Closed roads a trial by stoplight for Danbury Township

Sep 14, 2022 | Around Ottawa County, Featured | 0 comments

Road closures to construct a roundabout designed to alleviate traffic jams at the intersection of State Route 163, North Shore Boulevard and Englebeck Road in Danbury Township have resulted in lines of vehicles and frustrated drivers. (Photos by D’Arcy Patrick Egan)


As the summer tourism season winds down on the Marblehead Peninsula, construction of a roundabout by the Ohio Department of Transportation (ODOT) will slow visitors and residents on the busy roadway.

Portable traffic lights have been put in place on State Route 163 in Danbury Township to limit traffic to one lane for a short stretch and side roads North Shore Boulevard and Englebeck Road are closed at the roundabout construction site.

The roundabout is designed to smooth traffic flow during the busy summer tourism season, and cut down on vehicle accidents.

The future benefits of the Danbury Twp. roundabout won’t be known until the middle of November, when the Ohio Department of Transportation finishes its work. But being stuck in line this week to wait for a green light under the hot late summer sun when the walleye are biting has been especially frustrating.

Just about the only way to reach the popular Mazurik Boat Access on Marblehead or the popular Lakeside Chautauqua and Marblehead communities through the middle of November will be via the roundabout.

There are ways to detour around the traffic jam on the Marblehead Peninsula, but few are fast or easy. Ancillary side roads have also had to be closed because drivers put their foot on the gas after a long time in line, a bad idea on roads with a 25 mile per hour speed limit.

The intersection targeted for the roundabout has Englebeck Road closed at SR 163.

The northern half of SR 163 and Englebeck Rd. will be the construction area while traffic is maintained on the north side of SR 163. The Englebeck Road detour is Bayshore Road or Quarry Road to Bayshore Road or Church Road to Bayshore Road.

The northern half of SR 163 and North Shore Blvd. will be the construction area while traffic is maintained by portable traffic lights on the south side of SR 163. North Shore Blvd. will be closed at SR 163. The detour will be SR 163 to Erie Beach Road.

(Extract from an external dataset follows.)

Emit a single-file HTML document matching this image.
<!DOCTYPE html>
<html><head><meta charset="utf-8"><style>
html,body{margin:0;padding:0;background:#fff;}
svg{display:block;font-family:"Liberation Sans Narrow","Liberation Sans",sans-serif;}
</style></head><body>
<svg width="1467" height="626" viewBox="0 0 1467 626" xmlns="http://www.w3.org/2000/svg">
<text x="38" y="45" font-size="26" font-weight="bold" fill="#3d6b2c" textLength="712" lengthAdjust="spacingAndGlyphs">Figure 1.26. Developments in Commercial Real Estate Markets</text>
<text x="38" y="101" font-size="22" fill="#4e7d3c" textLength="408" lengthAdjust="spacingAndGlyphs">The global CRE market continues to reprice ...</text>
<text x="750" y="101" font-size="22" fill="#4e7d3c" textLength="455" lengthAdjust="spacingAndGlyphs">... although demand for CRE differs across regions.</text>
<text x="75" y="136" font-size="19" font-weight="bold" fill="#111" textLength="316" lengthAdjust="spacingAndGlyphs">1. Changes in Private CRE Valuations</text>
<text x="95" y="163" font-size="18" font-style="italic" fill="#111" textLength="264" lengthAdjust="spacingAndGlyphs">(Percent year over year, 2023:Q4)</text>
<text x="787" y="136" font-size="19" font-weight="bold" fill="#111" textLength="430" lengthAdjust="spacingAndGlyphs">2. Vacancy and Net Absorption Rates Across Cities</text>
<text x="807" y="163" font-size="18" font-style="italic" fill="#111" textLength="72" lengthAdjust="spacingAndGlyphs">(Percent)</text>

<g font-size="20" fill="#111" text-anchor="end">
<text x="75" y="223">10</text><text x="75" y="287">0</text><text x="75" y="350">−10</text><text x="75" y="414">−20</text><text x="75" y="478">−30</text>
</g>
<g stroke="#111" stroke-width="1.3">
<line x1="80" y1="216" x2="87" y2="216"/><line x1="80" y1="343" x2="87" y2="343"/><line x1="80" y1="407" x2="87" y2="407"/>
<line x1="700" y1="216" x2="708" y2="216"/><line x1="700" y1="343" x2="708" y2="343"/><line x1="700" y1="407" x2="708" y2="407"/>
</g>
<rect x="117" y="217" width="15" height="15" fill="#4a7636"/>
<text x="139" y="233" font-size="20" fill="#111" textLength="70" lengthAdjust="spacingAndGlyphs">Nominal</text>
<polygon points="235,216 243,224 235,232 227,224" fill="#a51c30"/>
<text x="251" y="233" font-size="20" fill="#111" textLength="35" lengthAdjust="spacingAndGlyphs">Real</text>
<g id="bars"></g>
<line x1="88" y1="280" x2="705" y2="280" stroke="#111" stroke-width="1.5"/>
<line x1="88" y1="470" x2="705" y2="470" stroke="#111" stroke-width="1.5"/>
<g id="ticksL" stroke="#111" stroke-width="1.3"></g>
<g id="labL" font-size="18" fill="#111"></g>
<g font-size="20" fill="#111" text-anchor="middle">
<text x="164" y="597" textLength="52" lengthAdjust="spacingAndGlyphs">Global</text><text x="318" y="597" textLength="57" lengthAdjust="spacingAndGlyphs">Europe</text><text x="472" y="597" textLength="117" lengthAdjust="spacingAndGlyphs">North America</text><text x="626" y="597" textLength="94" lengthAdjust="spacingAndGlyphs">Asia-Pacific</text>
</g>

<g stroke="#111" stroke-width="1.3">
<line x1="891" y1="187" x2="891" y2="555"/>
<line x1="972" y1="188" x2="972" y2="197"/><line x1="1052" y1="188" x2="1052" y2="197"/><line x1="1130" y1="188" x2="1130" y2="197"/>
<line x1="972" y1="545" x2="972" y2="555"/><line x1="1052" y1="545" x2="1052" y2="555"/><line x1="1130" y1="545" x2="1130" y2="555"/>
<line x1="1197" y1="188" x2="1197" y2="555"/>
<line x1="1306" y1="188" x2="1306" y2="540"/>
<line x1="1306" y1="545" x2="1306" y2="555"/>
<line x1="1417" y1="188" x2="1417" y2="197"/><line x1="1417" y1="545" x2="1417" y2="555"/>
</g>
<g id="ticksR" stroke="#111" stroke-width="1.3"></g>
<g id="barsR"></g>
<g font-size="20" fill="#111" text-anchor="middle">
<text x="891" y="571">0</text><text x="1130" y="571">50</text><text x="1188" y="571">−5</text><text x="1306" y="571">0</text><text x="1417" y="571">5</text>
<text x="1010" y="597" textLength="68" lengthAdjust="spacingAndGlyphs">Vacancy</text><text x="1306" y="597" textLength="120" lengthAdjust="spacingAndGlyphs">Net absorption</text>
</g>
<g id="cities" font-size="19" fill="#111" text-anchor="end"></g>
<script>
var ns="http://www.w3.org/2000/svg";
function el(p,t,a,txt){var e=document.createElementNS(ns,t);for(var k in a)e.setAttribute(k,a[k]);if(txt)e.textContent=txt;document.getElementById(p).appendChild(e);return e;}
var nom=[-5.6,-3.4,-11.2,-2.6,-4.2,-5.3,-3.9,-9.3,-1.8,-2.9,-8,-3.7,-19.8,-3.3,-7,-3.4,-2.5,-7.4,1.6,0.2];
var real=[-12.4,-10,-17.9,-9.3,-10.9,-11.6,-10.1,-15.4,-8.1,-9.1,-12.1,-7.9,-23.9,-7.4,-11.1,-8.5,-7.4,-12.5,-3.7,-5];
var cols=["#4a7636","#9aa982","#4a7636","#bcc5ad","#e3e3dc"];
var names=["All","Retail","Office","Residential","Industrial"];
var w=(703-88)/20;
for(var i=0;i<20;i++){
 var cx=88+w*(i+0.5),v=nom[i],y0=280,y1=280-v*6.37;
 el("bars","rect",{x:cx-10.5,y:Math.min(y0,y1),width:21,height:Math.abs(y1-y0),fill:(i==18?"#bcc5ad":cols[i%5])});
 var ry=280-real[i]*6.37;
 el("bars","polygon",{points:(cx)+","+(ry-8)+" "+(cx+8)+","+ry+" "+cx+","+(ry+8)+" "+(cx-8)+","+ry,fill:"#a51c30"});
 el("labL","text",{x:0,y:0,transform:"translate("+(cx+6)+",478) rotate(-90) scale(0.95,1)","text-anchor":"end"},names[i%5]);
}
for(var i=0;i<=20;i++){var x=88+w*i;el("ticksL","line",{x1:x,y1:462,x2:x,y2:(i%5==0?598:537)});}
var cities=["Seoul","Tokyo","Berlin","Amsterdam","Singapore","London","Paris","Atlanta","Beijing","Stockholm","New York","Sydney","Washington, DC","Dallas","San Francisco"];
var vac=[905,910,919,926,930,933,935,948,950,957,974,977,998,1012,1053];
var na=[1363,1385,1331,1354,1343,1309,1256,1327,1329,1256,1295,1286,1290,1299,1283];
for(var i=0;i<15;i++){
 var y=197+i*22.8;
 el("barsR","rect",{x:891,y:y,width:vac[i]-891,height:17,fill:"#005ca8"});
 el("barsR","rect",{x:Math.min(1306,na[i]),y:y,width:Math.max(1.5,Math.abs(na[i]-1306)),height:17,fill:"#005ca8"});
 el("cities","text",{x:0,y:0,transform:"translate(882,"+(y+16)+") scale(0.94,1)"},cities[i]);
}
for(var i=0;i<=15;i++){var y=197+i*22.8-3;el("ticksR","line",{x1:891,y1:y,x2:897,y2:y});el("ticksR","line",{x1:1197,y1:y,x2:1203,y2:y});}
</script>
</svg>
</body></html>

Access to the Mutach’s and Dollar General businesses at the roundabout intersection will be maintained throughout construction. All updates provided by ODOT will be posted on the Danbury Township website,, and weekly in The Beacon newspaper and here on this website.

The new Danbury Township Fire Department opened last week on the south side of SR 163 in the construction zone. ODOT will make sure its fire trucks and EMS vehicles can hit the road quickly, said Chief Keith Kahler of the Danbury Township Fire Department.

Road closures have made for long lines of traffic and driving difficult in recent days on the Marblehead Peninsula.

ODOT waited until the summer tourism season was almost over to begin construction of the $2 million roundabout. Many local residents would have instead preferred a street light at the intersection, but ODOT has favored roundabouts around Ohio to help the flow of traffic on busy roadways.

To alleviate confusion when the roundabout is finished, eight LED street lights will be installed to guide drivers safely around the roundabout after dark.

ODOT could be even more ambitious with pair of roundabouts at the nearby Route 2 highway and State Route 53 in Port Clinton, the main drag on the west side of the city. They will turn State Route 53 into a three-lane highway with a center turn lane between Route 2 and SR 163, a busy commercial area that is the heavily-travelled gateway to Port Clinton and Catawba Island.

There will be a roundabout at the busy SR 2 exit to SR 53, and another roundabout a short distance away at SR 53 and State Road.

The much-sought project will cost $10 million, a cost already approved by the Ohio Legislature. Plans are still in the works. ODOT is not expect to start construction until late in 2023, and it will last through 2024.

Why has ODOT been convinced roundabouts are best?

The most common justification for a roundabout is safety. This is because roundabouts only have eight potential conflict points vs. 32 at a traditional intersection. Studies by the Federal Highway Administration (FHWA) show that roundabouts achieve a 44% reduction in crashes and reduce serious injury and deadly crashes by nearly 90% at two-way stop intersections. When roundabouts replace a traffic signal, FHWA found a 48% reduction in crashes and nearly 80% drop in serious injury and deadly crashes.